GIVEN INFORMATION -
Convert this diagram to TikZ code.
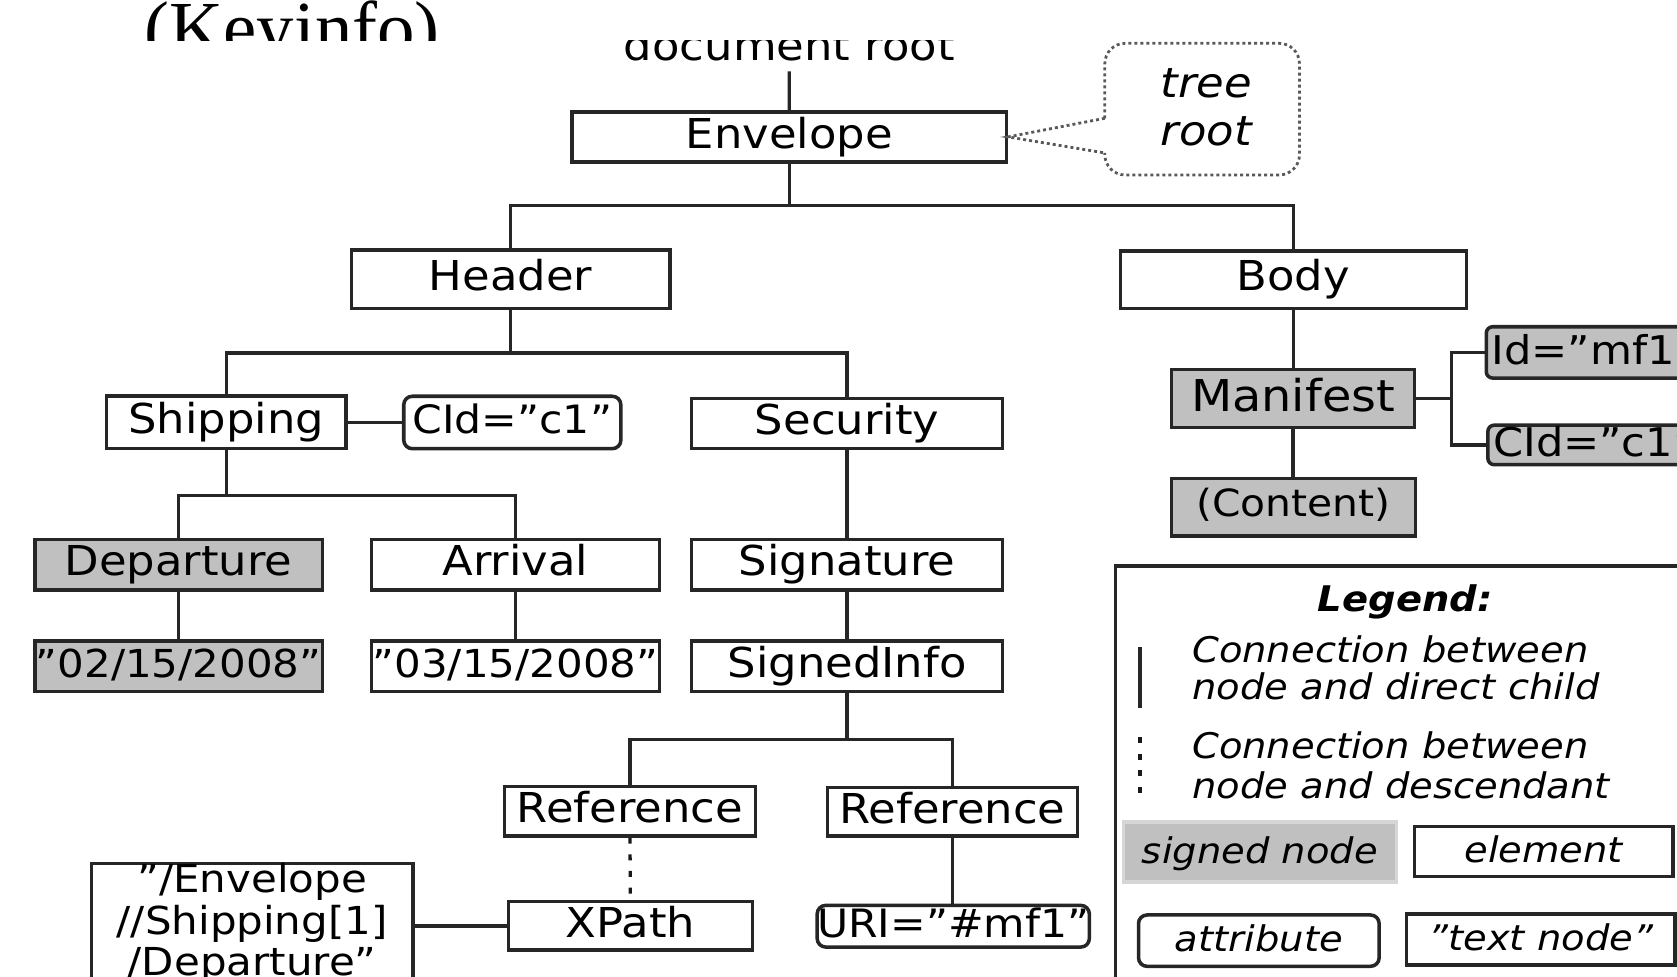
\documentclass[tikz,border=0pt]{standalone}
\usepackage{fontspec}
\setmainfont{DejaVu Sans}[FakeStretch=1.09]
\newfontfamily\serifpage{Liberation Serif}
\definecolor{sgray}{RGB}{192,192,192}
\definecolor{sgrayedge}{RGB}{214,214,214}
\newcommand\fsz[2]{\fontsize{#1}{#2}\selectfont}

\tikzset{
  elembox/.style={draw=black!85, line width=3.3pt, fill=white, inner sep=0pt,
    text height=27pt, text depth=6pt, font=\fsz{38.5}{44}},
  signedbox/.style={elembox, fill=sgray},
  attrbox/.style={elembox, rounded corners=8pt},
  sattrbox/.style={signedbox, rounded corners=6pt, anchor=west, text width=240pt,
    align=left, inner xsep=5pt, font=\fsz{37}{42}},
  conn/.style={draw=black!85, line width=3.1pt},
  descconn/.style={draw=black!90, line width=3.1pt, dash pattern=on 5.6pt off 10pt},
  callout/.style={draw=black!65, line width=2.6pt, dash pattern=on 2.8pt off 2.8pt},
  legtext/.style={anchor=base west, inner sep=0pt, font=\itshape\fsz{33}{36}},
  legbox/.style={elembox, font=\itshape\fsz{33}{36}, text height=25pt, text depth=4pt},
}

\begin{document}
\begin{tikzpicture}[x=1pt, y=-1pt]
\useasboundingbox (0,0) rectangle (1568,913);
\clip (0,0) rectangle (1568,913);

% running text of the page above the figure
\begin{scope}
  \clip (0,0) rectangle (1568,38);
  \node[anchor=base west, inner sep=0pt, font=\serifpage\fsz{70}{80}] (keyinfo) at (135,50) {(Keyinfo)};
\end{scope}

\begin{scope}
  \clip (0,38) rectangle (1568,913);

  % document root and envelope
  \node[anchor=base, inner xsep=0pt, inner ysep=9pt, font=\fsz{38.5}{44}] (docroot) at (738,57) {document root};
  \node[elembox, minimum width=406pt, minimum height=47pt] (env) at (737.9,128) {Envelope};

  % tree root callout
  \node[font=\itshape\fsz{38.5}{45}, align=center, inner sep=0pt] (treeroot) at (1128,100.7) {tree\\root};
  \draw[callout, rounded corners=19pt] (1033,110.6) -- (1033,40.5) -- (1215,40.5) -- (1215,163.6) -- (1033,163.6) -- (1033,143);
  \draw[callout] (1033,110.6) -- (env.east) -- (1033,143);

  % header branch
  \node[elembox, minimum width=298pt, minimum height=55pt] (header) at (477.5,261) {Header};
  \node[elembox, minimum width=224pt, minimum height=49pt] (ship) at (211.5,395) {Shipping};
  \node[attrbox, minimum width=203pt, minimum height=49pt, font=\fsz{36.5}{42}] (cid) at (479,395) {CId="c1"};
  \node[elembox, minimum width=291pt, minimum height=47pt] (sec) at (792,396) {Security};
  \node[signedbox, minimum width=269pt, minimum height=47pt] (dep) at (167,528) {Departure};
  \node[elembox, minimum width=269pt, minimum height=47pt] (arr) at (482,528) {Arrival};
  \node[elembox, minimum width=291pt, minimum height=47pt] (sig) at (792,528) {Signature};
  \node[signedbox, minimum width=269pt, minimum height=47pt, font=\fsz{36}{42}] (d1) at (167,623) {"02/15/2008"};
  \node[elembox, minimum width=269pt, minimum height=47pt, font=\fsz{36}{42}] (d2) at (482,623) {"03/15/2008"};
  \node[elembox, minimum width=291pt, minimum height=47pt] (si) at (792,623) {SignedInfo};
  \node[elembox, minimum width=235pt, minimum height=46pt] (ref1) at (589,758.5) {Reference};
  \node[elembox, minimum width=234pt, minimum height=45pt] (ref2) at (890.5,759) {Reference};
  \node[elembox, minimum width=228pt, minimum height=45.5pt] (xpath) at (589.4,865.7) {XPath};
  \node[draw=black!85, line width=3.3pt, fill=white, inner sep=0pt, align=center,
        minimum width=300.4pt, font=\fsz{36}{38.5}] (xtext) at (235.8,863.5)
        {"/Envelope\\//Shipping[1]\\/Departure"};
  \node[attrbox, minimum width=252pt, minimum height=39pt, font=\fsz{36.5}{42}] (uri) at (891.3,866) {URI="\#mf1"};

  % body branch
  \node[elembox, minimum width=323.6pt, minimum height=54pt] (body) at (1209.3,261.5) {Body};
  \node[signedbox, minimum width=227pt, minimum height=54pt, font=\fsz{41}{46}, text height=30pt, text depth=5pt] (man) at (1209,372.5) {Manifest};
  \node[signedbox, minimum width=228pt, minimum height=54pt, font=\fsz{35}{40}, text height=24pt, text depth=7pt] (cont) at (1209.5,474.4) {(Content)};
  \node[sattrbox, minimum height=48pt, text height=28pt, text depth=4.5pt] (idmf) at (1388,329.5) {Id="mf1"};
  \node[sattrbox, minimum height=37pt, text height=28pt, text depth=6pt] (cidc) at (1389.5,416) {CId="c1"};

  % parent--child connections
  \draw[conn] (docroot.south) -- (env.north);
  \draw[conn] (env.south) -- ++(0,38.7) -| (header.north);
  \draw[conn] (env.south) -- ++(0,38.7) -| (body.north);
  \draw[conn] (header.south) -- ++(0,40) -| (ship.north);
  \draw[conn] (header.south) -- ++(0,40) -| (sec.north);
  \draw[conn] (ship.east) -- (cid.west);
  \draw[conn] (ship.south) -- ++(0,42) -| (dep.north);
  \draw[conn] (ship.south) -- ++(0,42) -| (arr.north);
  \draw[conn] (dep.south) -- (d1.north);
  \draw[conn] (arr.south) -- (d2.north);
  \draw[conn] (sec.south) -- (sig.north);
  \draw[conn] (sig.south) -- (si.north);
  \draw[conn] (si.south) -- ++(0,43) -| (ref1.north);
  \draw[conn] (si.south) -- ++(0,43) -| (ref2.north);
  \draw[descconn] (ref1.south) -- (xpath.north);
  \draw[conn] (xpath.west) -- (xpath.west -| xtext.east);
  \draw[conn] (ref2.south) -- (ref2.south |- uri.north);
  \draw[conn] (body.south) -- (body.south |- man.north);
  \draw[conn] (man.south) -- (man.south |- cont.north);
  \draw[conn] (man.east) -- ++(32.7,0) |- (idmf.west);
  \draw[conn] (man.east) -- ++(32.7,0) |- (cidc.west);

  % legend
  \draw[draw=black!85, line width=3.3pt] (1043,529) rectangle (1700,1000);
  \node[font=\bfseries\itshape\fsz{33}{36}, anchor=base, inner sep=0pt] (legtitle) at (1313.8,572) {Legend:};
  \draw[conn] (1066,605) -- (1066,662);
  \node[legtext] (la1) at (1114.5,619) {Connection between};
  \node[legtext] (la2) at (1114.5,654) {node and direct child};
  \draw[descconn] (1066,689) -- (1066,745);
  \node[legtext] (lb1) at (1114.5,709) {Connection between};
  \node[legtext] (lb2) at (1114.5,747) {node and descendant};
  \node[legbox, fill=sgray, draw=sgrayedge, minimum width=255pt, minimum height=56pt] (lsigned) at (1178,796.5) {signed node};
  \node[legbox, minimum width=242pt, minimum height=46.6pt] (lelem) at (1443.4,796.2) {element};
  \node[legbox, rounded corners=8pt, minimum width=225pt, minimum height=48pt] (lattr) at (1177,879.5) {attribute};
  \node[legbox, minimum width=251pt, minimum height=48pt] (ltext) at (1440.7,878.5) {"text node"};
\end{scope}
\end{tikzpicture}
\end{document}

CHALLENGE -
Using the material above, set down every line exactly, but skip the pictures.

CORRECT RESULT -
Convert this diagram to TikZ code.
\documentclass[tikz,border=0pt]{standalone}
\usepackage{fontspec}
\setmainfont{DejaVu Sans}[FakeStretch=1.09]
\newfontfamily\serifpage{Liberation Serif}
\definecolor{sgray}{RGB}{192,192,192}
\definecolor{sgrayedge}{RGB}{214,214,214}
\newcommand\fsz[2]{\fontsize{#1}{#2}\selectfont}

\tikzset{
  elembox/.style={draw=black!85, line width=3.3pt, fill=white, inner sep=0pt,
    text height=27pt, text depth=6pt, font=\fsz{38.5}{44}},
  signedbox/.style={elembox, fill=sgray},
  attrbox/.style={elembox, rounded corners=8pt},
  sattrbox/.style={signedbox, rounded corners=6pt, anchor=west, text width=240pt,
    align=left, inner xsep=5pt, font=\fsz{37}{42}},
  conn/.style={draw=black!85, line width=3.1pt},
  descconn/.style={draw=black!90, line width=3.1pt, dash pattern=on 5.6pt off 10pt},
  callout/.style={draw=black!65, line width=2.6pt, dash pattern=on 2.8pt off 2.8pt},
  legtext/.style={anchor=base west, inner sep=0pt, font=\itshape\fsz{33}{36}},
  legbox/.style={elembox, font=\itshape\fsz{33}{36}, text height=25pt, text depth=4pt},
}

\begin{document}
\begin{tikzpicture}[x=1pt, y=-1pt]
\useasboundingbox (0,0) rectangle (1568,913);
\clip (0,0) rectangle (1568,913);

% running text of the page above the figure
\begin{scope}
  \clip (0,0) rectangle (1568,38);
  \node[anchor=base west, inner sep=0pt, font=\serifpage\fsz{70}{80}] (keyinfo) at (135,50) {(Keyinfo)};
\end{scope}

\begin{scope}
  \clip (0,38) rectangle (1568,913);

  % document root and envelope
  \node[anchor=base, inner xsep=0pt, inner ysep=9pt, font=\fsz{38.5}{44}] (docroot) at (738,57) {document root};
  \node[elembox, minimum width=406pt, minimum height=47pt] (env) at (737.9,128) {Envelope};

  % tree root callout
  \node[font=\itshape\fsz{38.5}{45}, align=center, inner sep=0pt] (treeroot) at (1128,100.7) {tree\\root};
  \draw[callout, rounded corners=19pt] (1033,110.6) -- (1033,40.5) -- (1215,40.5) -- (1215,163.6) -- (1033,163.6) -- (1033,143);
  \draw[callout] (1033,110.6) -- (env.east) -- (1033,143);

  % header branch
  \node[elembox, minimum width=298pt, minimum height=55pt] (header) at (477.5,261) {Header};
  \node[elembox, minimum width=224pt, minimum height=49pt] (ship) at (211.5,395) {Shipping};
  \node[attrbox, minimum width=203pt, minimum height=49pt, font=\fsz{36.5}{42}] (cid) at (479,395) {CId="c1"};
  \node[elembox, minimum width=291pt, minimum height=47pt] (sec) at (792,396) {Security};
  \node[signedbox, minimum width=269pt, minimum height=47pt] (dep) at (167,528) {Departure};
  \node[elembox, minimum width=269pt, minimum height=47pt] (arr) at (482,528) {Arrival};
  \node[elembox, minimum width=291pt, minimum height=47pt] (sig) at (792,528) {Signature};
  \node[signedbox, minimum width=269pt, minimum height=47pt, font=\fsz{36}{42}] (d1) at (167,623) {"02/15/2008"};
  \node[elembox, minimum width=269pt, minimum height=47pt, font=\fsz{36}{42}] (d2) at (482,623) {"03/15/2008"};
  \node[elembox, minimum width=291pt, minimum height=47pt] (si) at (792,623) {SignedInfo};
  \node[elembox, minimum width=235pt, minimum height=46pt] (ref1) at (589,758.5) {Reference};
  \node[elembox, minimum width=234pt, minimum height=45pt] (ref2) at (890.5,759) {Reference};
  \node[elembox, minimum width=228pt, minimum height=45.5pt] (xpath) at (589.4,865.7) {XPath};
  \node[draw=black!85, line width=3.3pt, fill=white, inner sep=0pt, align=center,
        minimum width=300.4pt, font=\fsz{36}{38.5}] (xtext) at (235.8,863.5)
        {"/Envelope\\//Shipping[1]\\/Departure"};
  \node[attrbox, minimum width=252pt, minimum height=39pt, font=\fsz{36.5}{42}] (uri) at (891.3,866) {URI="\#mf1"};

  % body branch
  \node[elembox, minimum width=323.6pt, minimum height=54pt] (body) at (1209.3,261.5) {Body};
  \node[signedbox, minimum width=227pt, minimum height=54pt, font=\fsz{41}{46}, text height=30pt, text depth=5pt] (man) at (1209,372.5) {Manifest};
  \node[signedbox, minimum width=228pt, minimum height=54pt, font=\fsz{35}{40}, text height=24pt, text depth=7pt] (cont) at (1209.5,474.4) {(Content)};
  \node[sattrbox, minimum height=48pt, text height=28pt, text depth=4.5pt] (idmf) at (1388,329.5) {Id="mf1"};
  \node[sattrbox, minimum height=37pt, text height=28pt, text depth=6pt] (cidc) at (1389.5,416) {CId="c1"};

  % parent--child connections
  \draw[conn] (docroot.south) -- (env.north);
  \draw[conn] (env.south) -- ++(0,38.7) -| (header.north);
  \draw[conn] (env.south) -- ++(0,38.7) -| (body.north);
  \draw[conn] (header.south) -- ++(0,40) -| (ship.north);
  \draw[conn] (header.south) -- ++(0,40) -| (sec.north);
  \draw[conn] (ship.east) -- (cid.west);
  \draw[conn] (ship.south) -- ++(0,42) -| (dep.north);
  \draw[conn] (ship.south) -- ++(0,42) -| (arr.north);
  \draw[conn] (dep.south) -- (d1.north);
  \draw[conn] (arr.south) -- (d2.north);
  \draw[conn] (sec.south) -- (sig.north);
  \draw[conn] (sig.south) -- (si.north);
  \draw[conn] (si.south) -- ++(0,43) -| (ref1.north);
  \draw[conn] (si.south) -- ++(0,43) -| (ref2.north);
  \draw[descconn] (ref1.south) -- (xpath.north);
  \draw[conn] (xpath.west) -- (xpath.west -| xtext.east);
  \draw[conn] (ref2.south) -- (ref2.south |- uri.north);
  \draw[conn] (body.south) -- (body.south |- man.north);
  \draw[conn] (man.south) -- (man.south |- cont.north);
  \draw[conn] (man.east) -- ++(32.7,0) |- (idmf.west);
  \draw[conn] (man.east) -- ++(32.7,0) |- (cidc.west);

  % legend
  \draw[draw=black!85, line width=3.3pt] (1043,529) rectangle (1700,1000);
  \node[font=\bfseries\itshape\fsz{33}{36}, anchor=base, inner sep=0pt] (legtitle) at (1313.8,572) {Legend:};
  \draw[conn] (1066,605) -- (1066,662);
  \node[legtext] (la1) at (1114.5,619) {Connection between};
  \node[legtext] (la2) at (1114.5,654) {node and direct child};
  \draw[descconn] (1066,689) -- (1066,745);
  \node[legtext] (lb1) at (1114.5,709) {Connection between};
  \node[legtext] (lb2) at (1114.5,747) {node and descendant};
  \node[legbox, fill=sgray, draw=sgrayedge, minimum width=255pt, minimum height=56pt] (lsigned) at (1178,796.5) {signed node};
  \node[legbox, minimum width=242pt, minimum height=46.6pt] (lelem) at (1443.4,796.2) {element};
  \node[legbox, rounded corners=8pt, minimum width=225pt, minimum height=48pt] (lattr) at (1177,879.5) {attribute};
  \node[legbox, minimum width=251pt, minimum height=48pt] (ltext) at (1440.7,878.5) {"text node"};
\end{scope}
\end{tikzpicture}
\end{document}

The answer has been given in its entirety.